● **RECORDS TO PROCESS**:
· · ·

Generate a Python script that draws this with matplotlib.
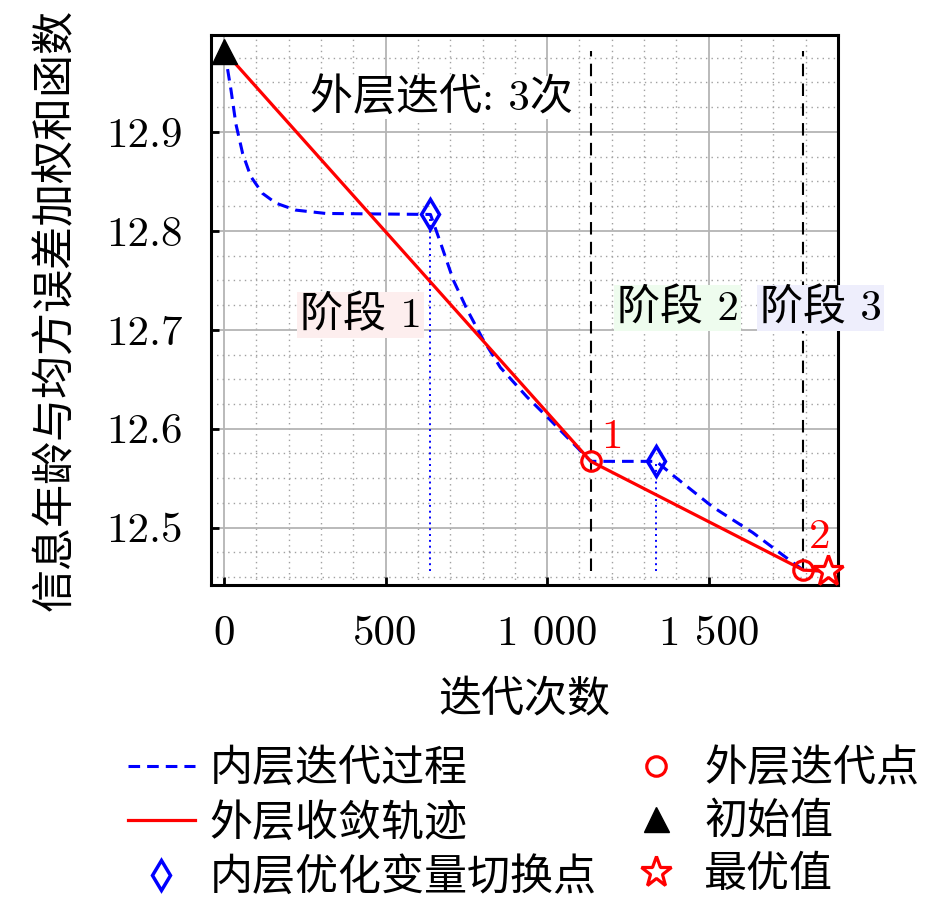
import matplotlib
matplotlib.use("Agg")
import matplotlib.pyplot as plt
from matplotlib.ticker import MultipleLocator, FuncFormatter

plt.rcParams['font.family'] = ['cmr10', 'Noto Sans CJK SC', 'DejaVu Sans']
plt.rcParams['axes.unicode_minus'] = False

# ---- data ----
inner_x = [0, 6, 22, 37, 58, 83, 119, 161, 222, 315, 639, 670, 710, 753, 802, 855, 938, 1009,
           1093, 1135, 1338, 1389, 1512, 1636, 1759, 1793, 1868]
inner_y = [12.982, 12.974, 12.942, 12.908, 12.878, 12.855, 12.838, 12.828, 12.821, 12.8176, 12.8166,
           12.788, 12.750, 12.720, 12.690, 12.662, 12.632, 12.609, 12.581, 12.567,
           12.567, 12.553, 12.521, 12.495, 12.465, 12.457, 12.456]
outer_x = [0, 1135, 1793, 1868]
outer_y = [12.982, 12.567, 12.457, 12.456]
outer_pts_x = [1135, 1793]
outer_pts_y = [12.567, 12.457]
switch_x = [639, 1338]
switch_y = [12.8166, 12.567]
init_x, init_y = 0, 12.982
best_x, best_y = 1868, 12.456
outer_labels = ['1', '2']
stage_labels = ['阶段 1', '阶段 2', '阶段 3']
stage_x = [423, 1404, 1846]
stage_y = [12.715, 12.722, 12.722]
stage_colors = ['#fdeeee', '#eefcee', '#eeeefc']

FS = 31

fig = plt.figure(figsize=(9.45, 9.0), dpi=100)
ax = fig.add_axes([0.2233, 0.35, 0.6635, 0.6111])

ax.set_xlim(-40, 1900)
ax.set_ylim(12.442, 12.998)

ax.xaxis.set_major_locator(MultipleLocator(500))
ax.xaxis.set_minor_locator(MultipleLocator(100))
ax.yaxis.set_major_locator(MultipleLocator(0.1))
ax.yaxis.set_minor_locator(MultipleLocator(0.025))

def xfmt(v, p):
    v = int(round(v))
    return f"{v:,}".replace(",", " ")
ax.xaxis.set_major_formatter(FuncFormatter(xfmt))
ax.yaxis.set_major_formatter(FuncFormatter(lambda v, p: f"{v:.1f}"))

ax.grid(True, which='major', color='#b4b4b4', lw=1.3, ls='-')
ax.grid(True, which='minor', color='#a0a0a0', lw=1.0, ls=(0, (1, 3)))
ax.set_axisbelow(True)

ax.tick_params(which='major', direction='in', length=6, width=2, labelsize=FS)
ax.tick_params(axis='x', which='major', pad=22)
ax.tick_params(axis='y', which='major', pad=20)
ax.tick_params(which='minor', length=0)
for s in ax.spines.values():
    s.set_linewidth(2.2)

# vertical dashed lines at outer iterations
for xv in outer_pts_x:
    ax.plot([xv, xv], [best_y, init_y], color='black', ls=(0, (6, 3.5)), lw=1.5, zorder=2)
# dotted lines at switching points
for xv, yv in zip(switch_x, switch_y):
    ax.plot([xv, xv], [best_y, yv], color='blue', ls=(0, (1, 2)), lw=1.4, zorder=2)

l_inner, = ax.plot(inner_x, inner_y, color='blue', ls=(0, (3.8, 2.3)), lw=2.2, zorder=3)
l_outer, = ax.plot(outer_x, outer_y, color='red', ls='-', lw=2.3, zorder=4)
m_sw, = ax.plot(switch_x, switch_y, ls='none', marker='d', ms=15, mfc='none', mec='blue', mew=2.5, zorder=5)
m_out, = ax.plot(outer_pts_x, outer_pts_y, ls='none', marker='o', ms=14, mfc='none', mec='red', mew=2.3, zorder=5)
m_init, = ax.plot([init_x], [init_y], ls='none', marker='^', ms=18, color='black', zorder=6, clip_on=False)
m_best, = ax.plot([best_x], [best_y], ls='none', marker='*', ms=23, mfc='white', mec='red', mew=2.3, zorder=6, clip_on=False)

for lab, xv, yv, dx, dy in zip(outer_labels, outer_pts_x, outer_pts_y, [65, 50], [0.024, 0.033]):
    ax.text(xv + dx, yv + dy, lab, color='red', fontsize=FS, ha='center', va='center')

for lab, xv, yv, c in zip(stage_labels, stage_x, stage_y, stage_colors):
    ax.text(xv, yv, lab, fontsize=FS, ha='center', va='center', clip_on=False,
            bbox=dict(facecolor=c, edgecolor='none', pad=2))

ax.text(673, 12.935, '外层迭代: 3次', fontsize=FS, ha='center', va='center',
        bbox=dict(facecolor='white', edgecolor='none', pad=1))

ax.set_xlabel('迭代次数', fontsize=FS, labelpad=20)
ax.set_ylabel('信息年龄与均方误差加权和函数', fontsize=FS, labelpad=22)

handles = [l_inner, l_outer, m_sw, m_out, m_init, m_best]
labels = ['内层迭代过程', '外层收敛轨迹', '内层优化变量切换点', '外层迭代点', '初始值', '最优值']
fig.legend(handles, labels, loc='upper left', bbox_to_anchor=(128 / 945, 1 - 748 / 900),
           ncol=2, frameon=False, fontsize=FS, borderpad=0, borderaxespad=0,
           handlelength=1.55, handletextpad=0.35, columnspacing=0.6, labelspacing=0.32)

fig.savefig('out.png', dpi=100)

· · ·

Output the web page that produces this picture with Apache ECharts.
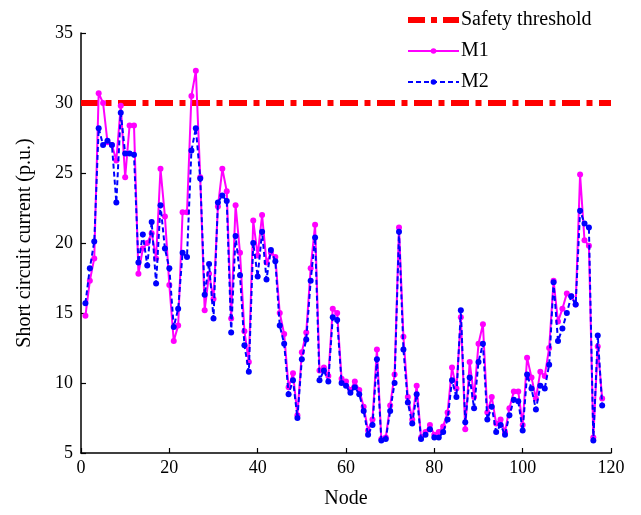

· · ·

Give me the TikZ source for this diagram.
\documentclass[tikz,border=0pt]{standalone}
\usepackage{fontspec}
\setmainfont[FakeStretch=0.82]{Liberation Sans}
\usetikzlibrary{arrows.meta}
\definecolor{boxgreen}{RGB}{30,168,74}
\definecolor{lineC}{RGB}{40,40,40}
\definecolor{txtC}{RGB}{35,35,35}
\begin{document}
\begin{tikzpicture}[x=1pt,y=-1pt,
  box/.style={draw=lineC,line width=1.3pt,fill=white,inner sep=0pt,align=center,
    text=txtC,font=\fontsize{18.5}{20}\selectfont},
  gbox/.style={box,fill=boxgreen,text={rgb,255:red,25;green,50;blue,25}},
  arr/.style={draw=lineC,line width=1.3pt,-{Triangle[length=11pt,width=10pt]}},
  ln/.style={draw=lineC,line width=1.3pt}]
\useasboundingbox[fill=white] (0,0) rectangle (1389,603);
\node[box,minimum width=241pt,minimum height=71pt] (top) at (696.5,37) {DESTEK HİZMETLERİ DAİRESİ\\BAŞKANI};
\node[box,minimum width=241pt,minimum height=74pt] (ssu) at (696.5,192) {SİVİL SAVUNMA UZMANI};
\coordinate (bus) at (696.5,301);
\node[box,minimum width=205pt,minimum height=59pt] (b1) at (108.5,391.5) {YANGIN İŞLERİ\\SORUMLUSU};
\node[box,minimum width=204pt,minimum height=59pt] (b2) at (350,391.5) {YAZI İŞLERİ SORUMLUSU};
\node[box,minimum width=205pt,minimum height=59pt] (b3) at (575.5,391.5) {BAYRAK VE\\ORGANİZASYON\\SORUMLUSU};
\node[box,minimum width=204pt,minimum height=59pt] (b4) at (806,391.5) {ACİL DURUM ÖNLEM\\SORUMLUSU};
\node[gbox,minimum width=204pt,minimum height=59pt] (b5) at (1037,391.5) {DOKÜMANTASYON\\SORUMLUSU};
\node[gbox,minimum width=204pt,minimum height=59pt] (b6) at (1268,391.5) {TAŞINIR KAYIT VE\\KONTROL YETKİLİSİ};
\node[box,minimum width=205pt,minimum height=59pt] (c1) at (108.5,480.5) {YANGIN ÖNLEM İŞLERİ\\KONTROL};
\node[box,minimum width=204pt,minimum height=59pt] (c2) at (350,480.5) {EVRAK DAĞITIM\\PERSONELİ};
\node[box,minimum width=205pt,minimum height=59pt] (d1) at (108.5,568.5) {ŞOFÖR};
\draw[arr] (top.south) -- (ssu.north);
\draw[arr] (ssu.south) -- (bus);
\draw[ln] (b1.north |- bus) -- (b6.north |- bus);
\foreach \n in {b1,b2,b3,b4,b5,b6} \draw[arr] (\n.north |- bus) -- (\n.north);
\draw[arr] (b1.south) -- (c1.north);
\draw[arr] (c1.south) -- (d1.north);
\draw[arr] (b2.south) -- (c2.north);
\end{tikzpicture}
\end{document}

· · ·

● **TASK BRIEF**: Copy exactly the stretch of lines that starts at the line holding "Generate a Python" and ends at the line holding "s.set_linewidth(2.2)". Drop the pictures.

● **OUTPUT**:
Generate a Python script that draws this with matplotlib.
import matplotlib
matplotlib.use("Agg")
import matplotlib.pyplot as plt
from matplotlib.ticker import MultipleLocator, FuncFormatter

plt.rcParams['font.family'] = ['cmr10', 'Noto Sans CJK SC', 'DejaVu Sans']
plt.rcParams['axes.unicode_minus'] = False

# ---- data ----
inner_x = [0, 6, 22, 37, 58, 83, 119, 161, 222, 315, 639, 670, 710, 753, 802, 855, 938, 1009,
           1093, 1135, 1338, 1389, 1512, 1636, 1759, 1793, 1868]
inner_y = [12.982, 12.974, 12.942, 12.908, 12.878, 12.855, 12.838, 12.828, 12.821, 12.8176, 12.8166,
           12.788, 12.750, 12.720, 12.690, 12.662, 12.632, 12.609, 12.581, 12.567,
           12.567, 12.553, 12.521, 12.495, 12.465, 12.457, 12.456]
outer_x = [0, 1135, 1793, 1868]
outer_y = [12.982, 12.567, 12.457, 12.456]
outer_pts_x = [1135, 1793]
outer_pts_y = [12.567, 12.457]
switch_x = [639, 1338]
switch_y = [12.8166, 12.567]
init_x, init_y = 0, 12.982
best_x, best_y = 1868, 12.456
outer_labels = ['1', '2']
stage_labels = ['阶段 1', '阶段 2', '阶段 3']
stage_x = [423, 1404, 1846]
stage_y = [12.715, 12.722, 12.722]
stage_colors = ['#fdeeee', '#eefcee', '#eeeefc']

FS = 31

fig = plt.figure(figsize=(9.45, 9.0), dpi=100)
ax = fig.add_axes([0.2233, 0.35, 0.6635, 0.6111])

ax.set_xlim(-40, 1900)
ax.set_ylim(12.442, 12.998)

ax.xaxis.set_major_locator(MultipleLocator(500))
ax.xaxis.set_minor_locator(MultipleLocator(100))
ax.yaxis.set_major_locator(MultipleLocator(0.1))
ax.yaxis.set_minor_locator(MultipleLocator(0.025))

def xfmt(v, p):
    v = int(round(v))
    return f"{v:,}".replace(",", " ")
ax.xaxis.set_major_formatter(FuncFormatter(xfmt))
ax.yaxis.set_major_formatter(FuncFormatter(lambda v, p: f"{v:.1f}"))

ax.grid(True, which='major', color='#b4b4b4', lw=1.3, ls='-')
ax.grid(True, which='minor', color='#a0a0a0', lw=1.0, ls=(0, (1, 3)))
ax.set_axisbelow(True)

ax.tick_params(which='major', direction='in', length=6, width=2, labelsize=FS)
ax.tick_params(axis='x', which='major', pad=22)
ax.tick_params(axis='y', which='major', pad=20)
ax.tick_params(which='minor', length=0)
for s in ax.spines.values():
    s.set_linewidth(2.2)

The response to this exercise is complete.